Un vers pour magnifier la connaissance transcendante.

10. Bien disposé dans le Bon Idéal prescrit par le Muni, asseyant bien sa pensée dans le Plan des Idéaux avec sa racine, comprenant que le mouvement de la Mémoire[8] n’est qu’Imagination, le Noble arrive vite à l’autre bord de l’Océan des vertus.

Quand le Bodhisattva est entré jusqu’au savoir transcendant dans le bon Idéal, prescrit par le Bouddha et bien distribué, ayant bien assis sa pensée dans le Plan des Idéaux de la Pensée Radicale, qui a pour Phénomène les Idéaux pris en bloc, il comprend que toute l’activité de la Mémoire[9], quel que soit le souvenir suscepté, n’est Rien-qu’imagination, et ainsi il arrive vite à l’autre rive de l’océan des vertus, qui est la Bouddhaté. Telle est la grandeur de la connaissance transcendante.


  1. « Les deux, c’est l’âtmadṛṣṭi et les cinq upâdânaskandha », ajoute la version chinoise. La Malformation désigne les cinq upâdânaskandha, puisque la combinaison en est douloureuse.
  2. Upâdânaskandha. Ce sont : la forme (rûpa), l’impression (vedanâ), la connotation (saṃjñâ), l’opérant (saṃskâra), la sensation (vijñâna).
  3. Dauṣṭhulya. L’interprétation de ce mot reste à établir.
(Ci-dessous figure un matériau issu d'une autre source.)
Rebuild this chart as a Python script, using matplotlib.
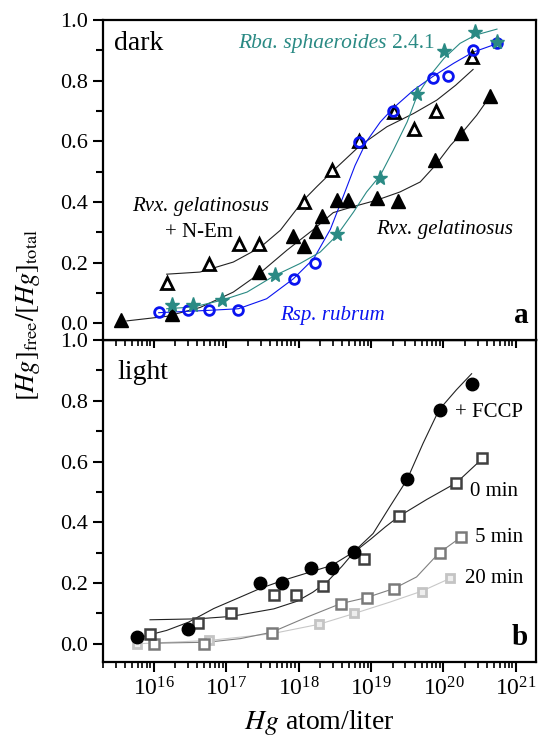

Böhtlingk, qui ne le donne que dans son Supplément, traduit schlechtes Betragen « mauvaise tenue ». Le tibétain le rend par gnas ṅan len pa « obtenir une mauvaise place » ; ce n’est qu’une prétendue traduction littérale fondée sur une étymologie de fantaisie : ṅan = dus ; gnas = sthâ°. Le chinois dit : hiun k’i « vapeur fumeuse ». Le pali a conservé un adjectif duṭṭhulla « mauvais » ; le Vinaya applique cette dénomination aux deux catégories les plus graves de péchés ; duṭṭhullâ âpatti est un péché « criminel ». Le mot semble dériver de l’adjectif duṣṭhu « de mauvaise conduite ». Le Daçadharmaka sûtra (cité Ç. sam. 116, 17), dit que « le dauṣṭhulya du corps, c’est agiter les mains, les pieds, courir, sauter, nager ». Yaçomitra, dans son commentaire de l’Abhidharmakoça (434a) définit le dauṣṭhulya « l’indocilité du corps et de la pensée » kâyacittayor akarmaṇyatâ. Et en effet la M. Vy., § 109 classe le mot dauṣṭhulya (20) à côté de karmaṇyatâ (21) « la souplesse, la bonne disposition ». Le principe du dauṣṭhulya est, d’après ce passage même (et aussi XI, 49), l’Âtmadṛṣiṭi « la Vue du Moi ». Le remède à lui opposer, c’est la praçrabdhi « la rémission ». V. inf. XIV, 20 ; XVIII, 60. Le dauṣṭhulya en bloc (kâya) est identique à la « nature relative » (paratantra-svabhâva) et aussi à la « sensation du tréfonds » (âlaya-vijnâna). V. inf. XIX, 51.
  4. Au lieu de duḥkhasyâduḥkhito, corriger duḥkhaysa | duḥkhito.
  5. Pratîtya-samutpâda, la fameuse chaîne de causalité à douze termes qu’il est superflu de rapporter ici.
  6. Au pâda c, au lieu de viniçrita°, lire viniçcita. Tib. çin tu rnam ṇes phyir. Même correction au Comm., l. 1.
  7. Comm. 1. Les mots entre crochets manquent en tibétain et en chinois.
  8. Au pâda c, au lieu de smr=timatim lire °gatim. Tib. dran rgyu.
  9. Au pâda c, au lieu de smr=timatim lire °gatim. Tib. dran rgyu.